DJDS is the realization of founder Deanna Van Buren’s vision that reimagining where justice can take place by creating infrastructure that doesn’t ignite fear and violence and instead encourages repairs to interpersonal harm and the trauma of incarceration itself. Growing up in Jim Crow rural Virginia, Van Buren’s father taught her that the local courthouse, one of the largest and most expensive structures in the county, was to be avoided at all cost. That lesson reflected an association of spaces built for authority and dispensing justice with feelings of fear and instability that rings too true for people of color, particularly Black people. Van Buren took to design early on, creating fortresses at home as personal sanctuaries. After years of traveling internationally as an architect designing for the “global 1%,” Van Buren was looking for a way to use her skills and passion to create socially responsive infrastructure in the U.S. when she attended a restorative justice during a talk by activists Angela and Fania Davis on Martin Luther King Jr. Day in 2007. 

“The hair on my arms stood up,” Van Buren said at a talk presented by the National Building Museum last month. “I said, ‘Oh this is it. This is something I could get behind.””
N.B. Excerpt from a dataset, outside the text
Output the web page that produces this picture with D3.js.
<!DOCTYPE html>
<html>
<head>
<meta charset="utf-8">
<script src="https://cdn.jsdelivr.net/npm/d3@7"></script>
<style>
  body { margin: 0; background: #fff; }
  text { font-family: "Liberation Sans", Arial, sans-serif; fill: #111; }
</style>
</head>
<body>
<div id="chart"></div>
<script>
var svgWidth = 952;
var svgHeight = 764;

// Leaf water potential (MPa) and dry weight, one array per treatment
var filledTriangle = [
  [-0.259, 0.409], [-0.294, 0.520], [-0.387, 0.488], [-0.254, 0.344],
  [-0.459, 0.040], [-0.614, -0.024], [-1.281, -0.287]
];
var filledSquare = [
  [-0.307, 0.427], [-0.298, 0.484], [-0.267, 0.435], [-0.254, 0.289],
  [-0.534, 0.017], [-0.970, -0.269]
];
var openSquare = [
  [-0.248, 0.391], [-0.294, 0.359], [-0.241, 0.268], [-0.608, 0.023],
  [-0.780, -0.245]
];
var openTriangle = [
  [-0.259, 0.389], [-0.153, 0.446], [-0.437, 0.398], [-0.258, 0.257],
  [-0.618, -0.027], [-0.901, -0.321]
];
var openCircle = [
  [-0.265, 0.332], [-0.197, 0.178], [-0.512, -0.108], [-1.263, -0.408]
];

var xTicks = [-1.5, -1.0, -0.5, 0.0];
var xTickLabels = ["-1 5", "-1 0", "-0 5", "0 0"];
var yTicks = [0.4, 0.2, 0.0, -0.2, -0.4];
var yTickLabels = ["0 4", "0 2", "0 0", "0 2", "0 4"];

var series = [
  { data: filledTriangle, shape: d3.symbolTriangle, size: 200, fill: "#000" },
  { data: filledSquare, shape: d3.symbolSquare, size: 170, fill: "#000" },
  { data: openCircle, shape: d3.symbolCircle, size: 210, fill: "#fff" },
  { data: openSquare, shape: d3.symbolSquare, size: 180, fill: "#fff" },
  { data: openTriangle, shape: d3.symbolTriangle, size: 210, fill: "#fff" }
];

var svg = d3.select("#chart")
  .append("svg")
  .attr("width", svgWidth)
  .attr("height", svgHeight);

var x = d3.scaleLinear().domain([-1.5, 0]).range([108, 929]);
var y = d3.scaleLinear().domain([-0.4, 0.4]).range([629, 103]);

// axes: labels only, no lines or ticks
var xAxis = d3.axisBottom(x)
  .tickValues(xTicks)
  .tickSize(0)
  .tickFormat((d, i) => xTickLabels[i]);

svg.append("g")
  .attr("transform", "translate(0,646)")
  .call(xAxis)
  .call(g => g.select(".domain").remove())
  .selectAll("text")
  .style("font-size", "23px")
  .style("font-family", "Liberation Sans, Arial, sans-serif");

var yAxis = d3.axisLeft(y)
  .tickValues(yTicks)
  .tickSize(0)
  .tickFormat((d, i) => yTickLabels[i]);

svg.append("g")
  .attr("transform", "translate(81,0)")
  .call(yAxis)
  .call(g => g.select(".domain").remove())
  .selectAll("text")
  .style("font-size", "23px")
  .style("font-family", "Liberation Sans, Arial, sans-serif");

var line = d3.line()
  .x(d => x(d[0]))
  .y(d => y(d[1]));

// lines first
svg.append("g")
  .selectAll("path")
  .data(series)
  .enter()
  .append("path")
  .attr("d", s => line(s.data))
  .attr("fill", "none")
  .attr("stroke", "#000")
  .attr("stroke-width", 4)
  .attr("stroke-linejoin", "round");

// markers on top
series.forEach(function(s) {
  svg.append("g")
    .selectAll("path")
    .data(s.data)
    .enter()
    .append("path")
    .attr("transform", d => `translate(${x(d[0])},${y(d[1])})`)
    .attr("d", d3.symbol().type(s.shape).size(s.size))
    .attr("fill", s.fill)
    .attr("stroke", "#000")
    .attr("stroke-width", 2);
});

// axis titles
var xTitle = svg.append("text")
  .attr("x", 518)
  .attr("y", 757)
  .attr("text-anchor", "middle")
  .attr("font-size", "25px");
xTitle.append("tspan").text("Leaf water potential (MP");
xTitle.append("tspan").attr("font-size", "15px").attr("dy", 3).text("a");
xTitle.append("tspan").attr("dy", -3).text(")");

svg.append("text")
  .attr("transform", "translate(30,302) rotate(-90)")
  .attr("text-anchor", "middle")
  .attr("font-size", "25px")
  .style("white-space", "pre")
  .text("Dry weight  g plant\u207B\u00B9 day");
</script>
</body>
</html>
Restorative justice advocates for a system of criminal justice that isn’t focused on crime and punishment. Instead, it centers rehabilitation for offenders and victim and community reconciliation. These principles are reflected in the way Van Buren organizes DJDS projects around three goals: restorative reentry, repurposing and reimagining existing carceral facilities, and restorative reinvestment in communities. This first goal is the basis for the first room of the exhibit, which replicates the environment of DJDS’s Mobile Refuge Trailers. Studies have shown that the first 72 hours post-release are the most crucial in establishing a successful transition back into society, so immediate access to safety and shelter is vital for previously incarcerated people. DJDS worked with the California based nonprofit BOSS (Building Opportunities for Self-Sufficiency) to develop short-term housing for at least 40 men and women returning from incarceration, resulting in the creation of the Mobile Refuge Trailers. The transitional housing is operated in connection with local institutions and organizations, and provides mental health counseling, trauma-informed education, and job training. 

Access to these services in environments expressly designed to elicit feelings of calm, support, and security are especially needed by recently released incarcerated women, who comprise a growing number of the incarcerated population in the U.S. and have uniquely different experiences from men post-release. In a 2008 study by the Urban Institute, women released from incarceration cited their primary needs as housing, job opportunities, services to help them deal with the trauma of both incarceration and from earlier abuse, and reuniting with their children. 

Projects like the Women’s Mobile Refuge Trailers, designed in collaboration with 60 women incarcerated at San Francisco’s County Jail #2, help fill what researchers have identified as a profound gap in facilities’ “release planning,” or the crucial process of helping those who were recently incarcerated transition back into free society. As detailed by The Urban Institute, prison officials often don’t see themselves as responsible for someone’s welfare once they aren’t in custody and post-release supervision agencies like probation and parole often don’t start providing services until a recently released individual arrives in their office. This makes the immediate post-release period—which lasts anywhere from a few minutes to several hours and frequently occurs in the middle of the night-—extremely precarious and dangerous. This is especially a concern for women, who aren’t given any money or transportation options. While some departments of corrections provide fare for public transportation, access to buses and trains can be difficult when facilities are in remote areas and women are released outside of public transportation operation hours.

By designing their projects in collaboration with the residents who will be using them, DJDS spaces are created with the unique needs of each specific community in mind. In addition to being hyper local, Van Buren considered the Mobile Refuge Trailers project to be “hyper urgent.” They provide for the immediate needs of released women, where they can get clean and refreshed in a safe and comforting environment, as well as meet with a case worker, eat a meal, and “get on their feet before heading out.” These may seem like insignificant details, but for women and other people who’ve endured the trauma of incarceration and the criminal justice system, environments and services that center their needs and are specifically designed to soften the shock of release and provide immediate support can make a significant difference in a successful reentry into society.

In discussing DJDS’s work and the purpose of the exhibit, Van Buren highlighted the fact that everyone holds trauma to varying degrees, so the spaces we’re in should help in processing that trauma, not compound it. 

“If trauma is somatic, the built environment is crucial,” Van Buren said.

Through the Mobile Refuge Trailer and other pieces within Artifacts of Decarceration, DJDS asks visitors to consider what can be possible when we abandon the idea that justice can only be provided in existing carceral institutions. In fact, it challenges us to ask whether real justice has ever been found in those spaces at all.